Art Is About Emotions Not Truth

Copenhagen currently hosts two interesting exhibitions of paintings by Gauguin and Lautrec. Paul Gauguin (1848-1903) and Henri Toulouse-Lautrec (1864-1901) were contemporaries who used different techniques to paint marvelous pictures of two different societies.

The first painted the primitive inhabitants of Polynesia while the second painted the sophisticated Parisians in the late 19th century. Their different styles can be appreciated in the following two paintings.


Lautrec

Gauguin

While Lautrec choose to depict the theater and brothel-going Parisian bourgeoisie drawn in bizarre drawings to give us a sarcastic view of his epoch, Gauguin has drawn the native Polynesian girls in a favored way to make them look much prettier than they really were.

In fact both gave us distorted views of reality. Have they lied to us? Yes and no.

They would have lied if their intent was to give us a realistic representation of those two different societies.
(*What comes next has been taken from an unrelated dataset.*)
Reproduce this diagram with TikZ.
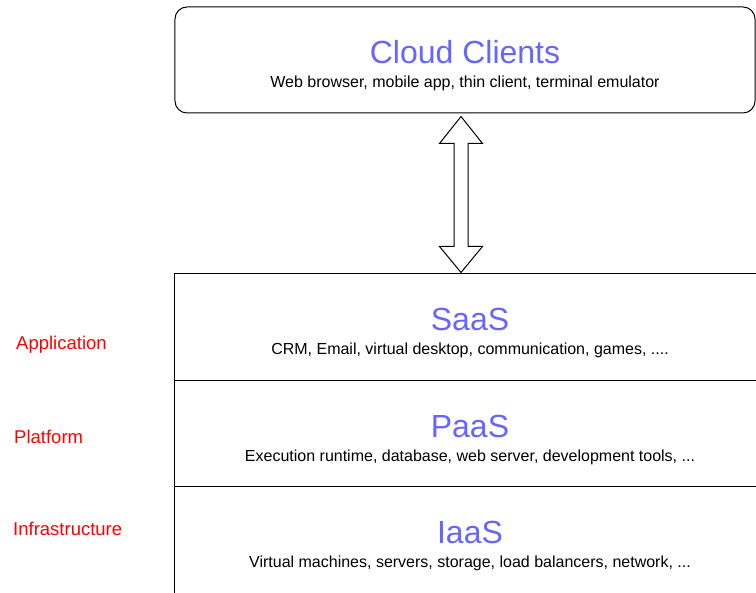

However, as they simply wanted to criticize the vanity of the Parisians and the simplicity of the Polynesians they did so in a truthful and beautiful way.

Moreover, despite using simple colors and drawings, they also demonstrate that they dominated the drawing and painting techniques often only associated with the realist painting school. This is in contrast to most of the modern artists currently shown at the Copenhagen Modern Art Museum who do not need to know how to draw or to paint.

To sum up, art in general, and painting in particular, are aimed at arousing our aesthetic emotions in relation to humankind and nature; and this can be done using realism or abstraction with recourse to friendly or vicious approaches. Technique in itself may also generate admiration but it is not essential for the aesthetic arousal of bad and good emotions. Neither is the pursuit of beauty the sole purpose of art. However, the happiness of humankind is better served by an abundance of beauty and good sentiments.